Hitting up the comfort reading hard.
17 December 2018
I really, really enjoy Christmastime.
Of course it is not really the done thing anymore to say it that way, and that's okay. I'm down with saying "Happy Holidays" or whatever other greeting is appropriate for people I know. I don't particularly believe there's a war on Christmas. But there's also no use denying that it's Christmas that I really love. "The holidays," particularly when taken to include Thanksgiving and the hell that is the New Year's Eve/New Year's Day duo, and "the holidays" with all its connotations of enforced shopping and relative-seeing, well, "the holidays" actually aren't my favorite things ever.
But I like twinkly lights, and to some extent I like cold weather, and I love singing Christmas carols (if you haven't heard Frank Sinatra sing "Have Yourself a Merry Little Christmas," you haven't lived...unless you've heard Judy Garland hit it out of the park), and I ADORE making my ravenous way through absolutely horrifying amounts of chocolates and cookies and Christmas goodies, and as a routine-driven introvert I like doing the same things around the same time, year after year after year. I love putting up the same old nativity set that I've put up my whole life (my mom is still with us, but gave me her nativity set--the one we always used when I was a kid--a few years back). I love hanging the same ornaments. I love watching the CRjrs hang their favorite ornaments, and finding some of the crafts they made last year.

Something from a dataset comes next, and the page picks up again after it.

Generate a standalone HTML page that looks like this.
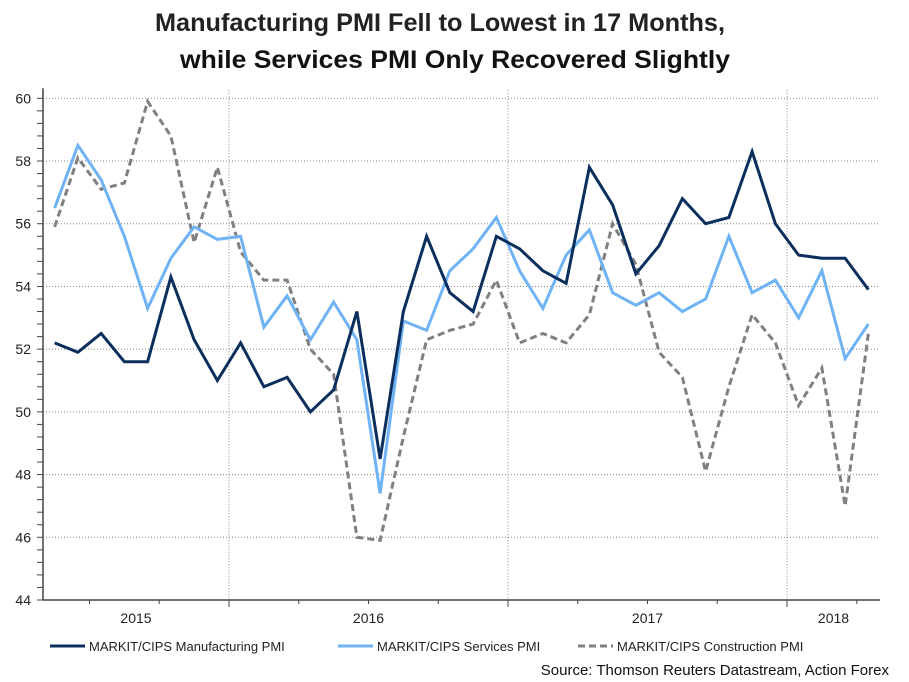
<!DOCTYPE html>
<html><head><meta charset="utf-8"><style>
html,body{margin:0;padding:0;background:#fff}
svg{display:block;font-family:"Liberation Sans",Arial,sans-serif}
</style></head><body>
<svg id="chart" width="909" height="682" viewBox="0 0 909 682">
<text x="155" y="31" font-size="25" font-weight="bold" fill="#222" textLength="570" lengthAdjust="spacingAndGlyphs">Manufacturing PMI Fell to Lowest in 17 Months,</text>
<text x="180" y="68" font-size="25" font-weight="bold" fill="#111" textLength="550" lengthAdjust="spacingAndGlyphs">while Services PMI Only Recovered Slightly</text>
<g id="grid"></g><g id="axes"></g><g id="series"></g>
<g>
<line x1="50" y1="646" x2="85" y2="646" stroke="#0b2f5c" stroke-width="3"/>
<text x="89" y="651" font-size="13" fill="#222">MARKIT/CIPS Manufacturing PMI</text>
<line x1="338" y1="646" x2="373" y2="646" stroke="#6fb3f5" stroke-width="3"/>
<text x="377" y="651" font-size="13" fill="#222">MARKIT/CIPS Services PMI</text>
<line x1="578" y1="646" x2="613" y2="646" stroke="#808080" stroke-width="3" stroke-dasharray="7,4"/>
<text x="617" y="651" font-size="13" fill="#222">MARKIT/CIPS Construction PMI</text>
</g>
<text x="889" y="675" text-anchor="end" font-size="15" fill="#111">Source: Thomson Reuters Datastream, Action Forex</text>
</svg>
<script>
const manufacturing=[52.2,51.9,52.5,51.6,51.6,54.3,52.3,51.0,52.2,50.8,51.1,50.0,50.7,53.2,48.5,53.2,55.6,53.8,53.2,55.6,55.2,54.5,54.1,57.8,56.6,54.4,55.3,56.8,56.0,56.2,58.3,56.0,55.0,54.9,54.9,53.9];
const services=[56.5,58.5,57.4,55.6,53.3,54.9,55.9,55.5,55.6,52.7,53.7,52.3,53.5,52.3,47.4,52.9,52.6,54.5,55.2,56.2,54.5,53.3,55.0,55.8,53.8,53.4,53.8,53.2,53.6,55.6,53.8,54.2,53.0,54.5,51.7,52.8];
const construction=[55.9,58.1,57.1,57.3,59.9,58.8,55.4,57.8,55.1,54.2,54.2,52.0,51.2,46.0,45.9,49.2,52.3,52.6,52.8,54.2,52.2,52.5,52.2,53.1,56.0,54.7,51.9,51.1,48.1,50.8,53.1,52.2,50.2,51.4,47.0,52.5];
const yTicks=[44,46,48,50,52,54,56,58,60];
const yearLabels=["2015","2016","2017","2018"];
const yearStartMonth=[-12,0,12,24]; // months relative to Jan 2016
const NS="http://www.w3.org/2000/svg";
const X0=43,X1=880,Y0=600,Y1=98.3,N=36,YMIN=44,YMAX=60;
const mw=(X1-X0)/N;
function xEdge(m){return X0+m*mw;}
function xPt(i){return X0+(i+0.5)*mw;}
function yS(v){return Y0-(v-YMIN)/(YMAX-YMIN)*(Y0-Y1);}
function mk(tag,attrs,parent){const e=document.createElementNS(NS,tag);for(const k in attrs)e.setAttribute(k,attrs[k]);parent.appendChild(e);return e;}
const grid=document.getElementById('grid'),axes=document.getElementById('axes'),ser=document.getElementById('series');
yTicks.forEach(v=>{
  if(v>YMIN){const l=mk('line',{x1:X0,x2:X1,y1:yS(v),y2:yS(v),stroke:'#888','stroke-width':1,'stroke-dasharray':'1,2'},grid);
  
  }
  const t=mk('text',{x:31,y:yS(v)+5,'text-anchor':'end','font-size':14,fill:'#222'},axes);t.textContent=v;
  
  
});
for(let v=YMIN;v<=YMAX+0.001;v+=0.4){mk('line',{x1:X0-6,x2:X0,y1:yS(v),y2:yS(v),stroke:'#444','stroke-width':1},axes);}
[8,20,32].forEach(m=>{const l=mk('line',{x1:xEdge(m),x2:xEdge(m),y1:Y1-8,y2:Y0,stroke:'#888','stroke-width':1,'stroke-dasharray':'1,2'},grid);
  
  });
const ax=mk('line',{x1:X0,x2:X0,y1:Y1-10,y2:Y0,stroke:'#444','stroke-width':1.5},axes);


const bx=mk('line',{x1:X0,x2:X1,y1:Y0,y2:Y0,stroke:'#444','stroke-width':1.5},axes);


for(let m=2;m<=N;m+=3){const major=(m-8)%12===0;mk('line',{x1:xEdge(m),x2:xEdge(m),y1:Y0,y2:Y0+(major?7:4),stroke:'#444','stroke-width':1},axes);}
yearLabels.forEach((y,i)=>{
  const s=Math.max(0,yearStartMonth[i]+8),e=Math.min(N,yearStartMonth[i]+20);
  const t=mk('text',{x:(xEdge(s)+xEdge(e))/2,y:623,'text-anchor':'middle','font-size':14,fill:'#222'},axes);t.textContent=y;
  
  
});
function line(data,color,dash,name){
  const p=mk('polyline',{points:data.map((v,i)=>xPt(i)+','+yS(v)).join(' '),fill:'none',stroke:color,'stroke-width':3,'stroke-linejoin':'miter'},ser);
  if(dash)p.setAttribute('stroke-dasharray',dash);
  
  
}
line(construction,'#808080','7,4','construction-line');
line(services,'#6fb3f5',null,'services-line');
line(manufacturing,'#0b2f5c',null,'manufacturing-line');
</script>
</body></html>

And most of all I love reading and watching all of my favorite things. Often in December I'll give the hardcore reading a rest and instead spend a lot of time with my favorite British TV Christmas episodes, watching my favorite holiday movies (I have added Just Friends to this rotation), and re-reading all my favorite and non-challenging books. Because I always re-watch Bridget Jones's Diary at this time of year, I also decided to re-read the novel it was based on, and that's fun. (The movie and the book are really different. I'd totally forgotten that.) And this year, although I've read it several times before, I am re-reading Helene Hanff's lovely Letter from New York, where I found this:
"I have eight people and two dogs coming for Christmas dinner and since studio apartments have small refrigerators, you have to work out the logistics in advance. You make your pies, cranberry sauce and sweet-potato casserole ahead of time and then distribute them around the building in other people's refrigerators, since the turkey, hors d'oeuvres, vegetables and eggnog bowl are all you'll have room for in yours. On Christmas morning once your turkey's in the oven, you go and get everything back. And the logistics consist in remembering whether the casserole is in 4-F or 16-B, and did you get the keys to 8-E up the hall, because Shelley and Susan have gone skiing in Vermont for Christmas, with your pies in their freezer." (p. 16.)
If that doesn't get you in the holiday spirit, I don't know what will. Happy Christmas to all, to all a good night, and may your 2019 be filled with only good things.